Я практически чувствую, как ее сердечко бумкает об стол. Но вот какое дело — я ей не уступлю. Вытерплю столько обидок, сколько она пожелает сегодня вечером мне устроить. Я не поддамся.
— Ойййфу-уу, Милли! Думай на хуй головой, ладно? Сама помнишь, как она нам мозг ела прошлый раз…
Делаю паузу. Но лучше шанса, один хрен, не представится. Я им пользуюсь:
— … и мне приходится носиться с ней до следующих выходных, разве нет?
— А чего? Чего будет на следующих выходных?
Делаю глоток. Если не выплюну это прямо сейчас, не сделаю это никогда.
— Ты знаешь! Я везу ее на Озера, нет? На большое и все дела!
— Фу, подожди, Джеми! На большое? В каком смысле большое!
— О чем мы говорили, у тебя тогда, после «Блу».
— Чего? О чем говорили?
На рожице у нее написалось одно сплошное отчаяние.
— Хорош, Милли! Ты что, ничего не помнишь с того вечера?
— Бог ты мой, Джеми. Даже не помню как мы были в «Блу», не то, что чего там было у нас!
— Ну и? Как ты могла забыть такую важную штуку?
— Какую на хуй штуку?
Делаю паузу. Охуеваю прямо на месте. Приплыли, короче.
— Энн Мэри. Я ж хочу сделать ей предложение, забыла?
МиллиМое сердце проваливается в пищевод. Невольно хватаю себя за то самое место и проглатываю обратно жгучее чувство, грозящее попереть наружу. Глаза у него блестят, в них море энергии — и кожа оливкового оттенка его лица раскрывается, будто трещина в засыхающей глине, когда он растягивается в одну сплошную умную и напуганную улыбку.
— Ну и? Скажи что-нибудь, не молчи! — воодушевленно просит он.

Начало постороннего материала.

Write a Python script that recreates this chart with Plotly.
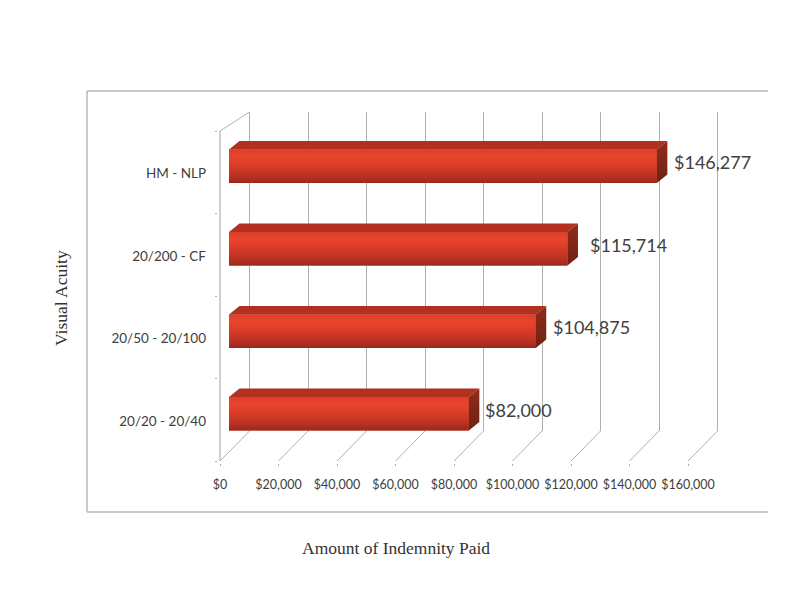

Я наклоняюсь и резко обхватываю его руками, и тепло его тела лучится сквозь меня словно огромная порция «Джеймсона». Я слегка отодвигаюсь назад, испугавшись, что вдруг он услышит глухой стук моего сердца, которое колотится с такой скоростью, что волна его звука бежит одной сплошной линией. Он притягивает меня обратно к себе и крепко меня стискивает, а когда он меня отпускает и я гляжу прямо на него, понимаю, насколько я трезвая. Его лицо находится в моем фокусе, улыбающееся и танцующее от глупого, глупого счастья, и он смеется оглушительным и долгим смехом, и я тоже смеюсь и осыпаю его поцелуями, и все это время я не теряю того тошнотворного ощущения в кишках и горле и болезненного жужжания, словно из органа, который угрожает умолкнуть.
ГЛАВА 2
МиллиБронхиальный кашель из соседней машины вытаскивает меня из непристойного сновидения — Анджелина Джоли танцует стриптиз у меня на коленях. Это Джоли из «Джиа», знойная женщина-дитя — уязвимая, доступная и целиком и полностью ебабельная. Она делает то похотливое выражение лица, что всегда изображает на журнальных обложках, и все здешние пацаны исходят от бешенства пеной у рта, ибо очевидно, насколько она тащится от того, что танцует для меня. Отыграли уже три песни, а она все еще плавно извивается, и только-только сняла лифчик, и администрация в ярости. Возможно, после этого ее уволят отсюда, но ей наплевать. Она умирает от любви ко мне. Я с трудом раскрываю сопротивляющиеся глаза, они снова захлопываются, желая, чтобы она продолжала танец или, на худой конец, приспустила трусики. Но машина продолжает фыркать и постанывать и выбрасывает меня в самую гущу недоброго утра понедельника. Я резко выпрямляюсь, перебрасываю ноги через край кровати и подскакиваю к окну.
Миссис Мэйсон, старая корова из соседней квартиры, склонилась над двигателем своей стародавней «Аллегро». Я распахиваю окно и ору на нее.